Au-delà des raisons économiques évidentes qui poussent les classes les moins favorisées à épouser les thèses des mouvements populistes, il existe aussi des raisons plus psychologiques, notamment le manque de confiance dans les autres et la désocialisation dont sont victimes une partie des classes populaires.
Quelles sont les origines du populisme ? Pour tenter de répondre à cette question, nous avons mené avec Elizabeth Beasley, Daniel Cohen et Martial Foucault *, des enquêtes inédites, sur des milliers d’électeurs, en France et à l’étranger, pour tenir compte aussi bien de leur situation économique et sociale que de leurs valeurs et leur psychologie. Deux conclusions principales en ressortent sur un schisme politique et social.
Mal-être et colère
Le facteur premier, qui explique la crise des « gilets jaunes » et la montée des forces antisystème en France, en Europe ou aux Etats-Unis, est indiscutablement de nature économique. Dans notre enquête inédite, nous montrons que l’insécurité économique (risque de chômage, mondialisation, ubérisation de l’économie, inégalités…), qui frappe de plein fouet les classes populaires et les classes moyennes inférieures, explique leur mal-être et leur immense colère contre les partis politiques traditionnels et les institutions, jugés incapables de les protéger contre ces risques.

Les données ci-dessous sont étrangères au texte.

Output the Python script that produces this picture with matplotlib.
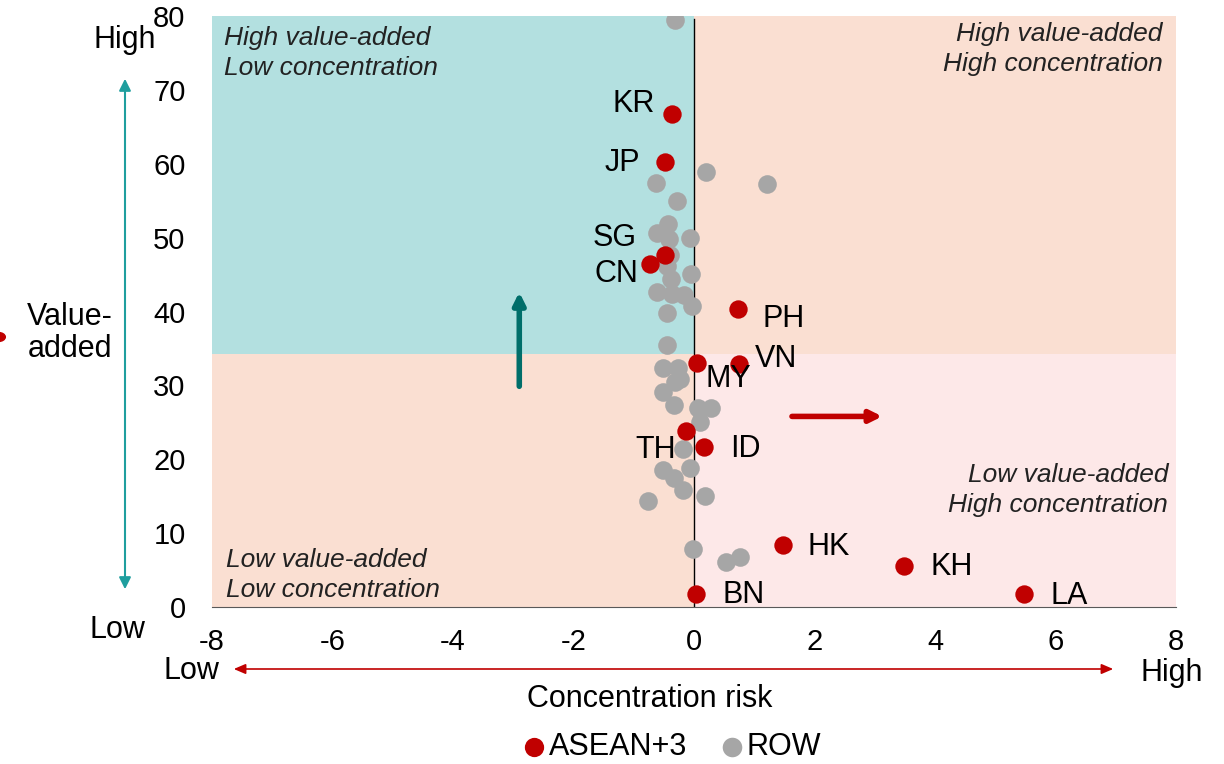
import numpy as np
import matplotlib.pyplot as plt

plt.rcParams['font.family'] = ['Liberation Sans', 'DejaVu Sans']
plt.rcParams['axes.unicode_minus'] = False

# ASEAN+3 economies
asean_codes = ['KR', 'JP', 'SG', 'CN', 'PH', 'VN', 'MY', 'TH', 'ID', 'BN', 'HK', 'KH', 'LA']
asean_x = np.array([-0.37, -0.48, -0.48, -0.73, 0.73, 0.75, 0.05, -0.13, 0.17, 0.04, 1.47, 3.49, 5.48])
asean_y = np.array([66.7, 60.2, 47.7, 46.5, 40.4, 32.9, 33.0, 23.8, 21.7, 1.8, 8.4, 5.5, 1.7])

# rest of the world
row_x = np.array([-0.31, 0.20, 1.21, -0.63, -0.28, -0.43, -0.61, -0.41, -0.07, -0.40,
                  -0.05, -0.45, -0.39, -0.62, -0.37, -0.17, -0.04, -0.45, -0.44, -0.51,
                  -0.26, -0.23, -0.31, -0.51, -0.33, 0.07, 0.28, 0.10, -0.19, -0.07,
                  -0.51, -0.34, -0.18, 0.18, -0.76, -0.02, 0.53, 0.76])
row_y = np.array([79.4, 58.9, 57.2, 57.4, 55.0, 51.8, 50.6, 49.8, 49.9, 47.6,
                  45.1, 46.2, 44.4, 42.6, 42.4, 42.2, 40.7, 39.8, 35.5, 32.3,
                  32.4, 30.8, 30.4, 29.1, 27.3, 26.9, 26.9, 25.0, 21.4, 18.8,
                  18.5, 17.5, 15.8, 15.0, 14.3, 7.8, 6.1, 6.8])

y_split = 34.2
x_ticks = np.arange(-8, 9, 2)
y_ticks = np.arange(0, 81, 10)

# label offsets in pixels (dx, dy, ha)
label_offsets = {
    'KR': (-17, 10, 'right'), 'JP': (-25, -1, 'right'), 'SG': (-28, 17, 'right'),
    'CN': (-12, -10, 'right'), 'PH': (25, -10, 'left'), 'VN': (16, 5, 'left'),
    'MY': (8, -16, 'left'), 'TH': (-10, -19, 'right'), 'ID': (26, -2, 'left'),
    'BN': (26, -1, 'left'), 'HK': (25, -2, 'left'), 'KH': (26, -1, 'left'),
    'LA': (26, -2, 'left'),
}

teal_bg = '#b3e0e0'
peach_bg = '#fadfd2'
pink_bg = '#fde8e8'
red = '#c00000'
grey = '#a6a6a6'
fs = 22

fig = plt.figure(figsize=(12.24, 7.64), dpi=100)
ax = fig.add_axes([0.1732, 0.2055, 0.7876, 0.7735])

ax.set_xlim(-8, 8)
ax.set_ylim(0, 80)

# quadrant backgrounds
ax.fill_between([-8, 0], y_split, 80, color=teal_bg, lw=0, zorder=0)
ax.fill_between([0, 8], y_split, 80, color=peach_bg, lw=0, zorder=0)
ax.fill_between([-8, 0], 0, y_split, color=peach_bg, lw=0, zorder=0)
ax.fill_between([0, 8], 0, y_split, color=pink_bg, lw=0, zorder=0)
ax.axvline(0, ymax=0.995, color='black', lw=1, zorder=1)

ax.scatter(row_x, row_y, s=180, color=grey, lw=0, zorder=2, label='ROW')
ax.scatter(asean_x, asean_y, s=175, color=red, lw=0, zorder=3, label='ASEAN+3')

for code, x, y in zip(asean_codes, asean_x, asean_y):
    dx, dy, ha = label_offsets[code]
    ax.annotate(code, (x, y), xytext=(dx, dy), textcoords='offset pixels',
                ha=ha, va='center', fontsize=fs, zorder=4)

# quadrant captions
qstyle = dict(fontsize=19, style='italic', color='#222222', linespacing=1.32, va='center')
ax.text(-7.8, 75.0, 'High value-added\nLow concentration', ha='left', **qstyle)
ax.text(7.78, 75.5, 'High value-added\nHigh concentration', ha='right', **qstyle)
ax.text(7.87, 15.8, 'Low value-added\nHigh concentration', ha='right', **qstyle)
ax.text(-7.77, 4.35, 'Low value-added\nLow concentration', ha='left', **qstyle)

# direction arrows inside the plot
ax.annotate('', xy=(-2.9, 43.0), xytext=(-2.9, 29.5),
            arrowprops=dict(arrowstyle='-|>,head_width=0.35,head_length=0.7',
                            color='#006e6a', lw=4))
ax.annotate('', xy=(3.17, 25.8), xytext=(1.58, 25.8),
            arrowprops=dict(arrowstyle='-|>,head_width=0.35,head_length=0.7',
                            color=red, lw=4))

for side in ['top', 'right', 'left']:
    ax.spines[side].set_visible(False)
ax.spines['bottom'].set_color('#595959')
ax.set_xticks(x_ticks)
ax.set_yticks(y_ticks)
ax.tick_params(length=0, labelsize=21)
ax.tick_params(axis='x', pad=15)
ax.tick_params(axis='y', pad=19)

# axis annotations in figure coords
fig.text(125 / 1224, 1 - 40 / 764, 'High', ha='center', va='center', fontsize=fs)
fig.text(117 / 1224, 1 - 630 / 764, 'Low', ha='center', va='center', fontsize=fs)
fig.text(70 / 1224, 1 - 333 / 764, 'Value-\nadded', ha='center', va='center',
         fontsize=fs, linespacing=1.05)
fig.text(191 / 1224, 1 - 671 / 764, 'Low', ha='center', va='center', fontsize=fs)
fig.text(1172 / 1224, 1 - 673 / 764, 'High', ha='center', va='center', fontsize=fs)
fig.text(650 / 1224, 1 - 699 / 764, 'Concentration risk', ha='center', va='center', fontsize=fs)

ax.annotate('', xy=(125 / 1224, 1 - 76 / 764), xytext=(125 / 1224, 1 - 592 / 764),
            xycoords='figure fraction',
            arrowprops=dict(arrowstyle='<|-|>,head_width=0.35,head_length=0.7',
                            color='#1f9e9e', lw=1.5))
ax.annotate('', xy=(1116 / 1224, 1 - 669 / 764), xytext=(231 / 1224, 1 - 669 / 764),
            xycoords='figure fraction',
            arrowprops=dict(arrowstyle='<|-|>,head_width=0.3,head_length=0.7',
                            color=red, lw=1.2))

# stray red marker at the left edge
fig.patches.append(plt.Circle((-2 / 1224, 1 - 337 / 764), 0.006,
                              transform=fig.transFigure, color=red, clip_on=False))

handles, labels = ax.get_legend_handles_labels()
fig.legend(handles[::-1], labels[::-1], loc='center', bbox_to_anchor=(0.541, 0.022),
           ncol=2, frameon=False, fontsize=fs, markerscale=1.05, handletextpad=-0.5,
           columnspacing=0.45, borderpad=0)

fig.savefig('out.png', dpi=100)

Mais les causes du populisme sont loin d’être seulement économiques. La nouveauté de notre enquête est de montrer qu’il existe un facteur appartenant à un autre registre, celui des relations interpersonnelles , c’est-à-dire de la confiance dans les autres. La confiance est le facteur central qui explique qu’un électeur, soumis à ces risques économiques, va basculer du côté de la gauche radicale ou de la droite populiste. Les électeurs de Marine Le Pen aux élections présidentielles de 2017 entretiennent une très forte défiance envers les autres, beaucoup plus élevée que les électeurs de Jean-Luc Mélenchon.
Cette défiance ne vise pas seulement les immigrés ; elle cible aussi leurs voisins, leurs familles, les autres en général. Cela permet de comprendre ce grand paradoxe, selon lequel les électeurs des classes populaires et moyennes se tournent vers des candidats populistes opposés au Welfare State, comme Trump, Salvini, l’AfD ou Marine Le Pen. Ces électeurs se défient non seulement des riches (qu’ils voient comme des spéculateurs mondialisés), mais aussi des pauvres (considérés comme des assistés, ou pire, des immigrés).
Recul des syndicats
Cette forte défiance dans les autres traduit un rapport blessé à autrui. Mais cette blessure n’est pas juste psychologique ou culturelle. Elle puise ses origines dans la désocialisation et la solitude propres à nos sociétés. Nous sommes passés d’une société de classes (où les ouvriers partageaient un monde commun au sein des entreprises, des syndicats, des mouvements communistes et socialistes) à une société d’individus isolés. Les « gilets jaunes » sont la manifestation de cette désocialisation au travail avec une surreprésentation des catégories populaires dans le tertiaire (chauffeurs routiers, aides-soignantes…), très peu encadrées par les normes sociales traditionnelles de l’entreprise ou par les syndicats. Cette solitude se manifeste aussi dans les territoires. Les électeurs de Trump et de Marine Le Pen, comme les « gilets jaunes », sont concentrés dans des territoires désindustrialisés, orphelins de lieux de socialisation, qu’il s’agisse de services publics, de commerces, de lieux culturels. Or la solitude des sociétés postindustrielles commande des politiques publiques radicalement nouvelles.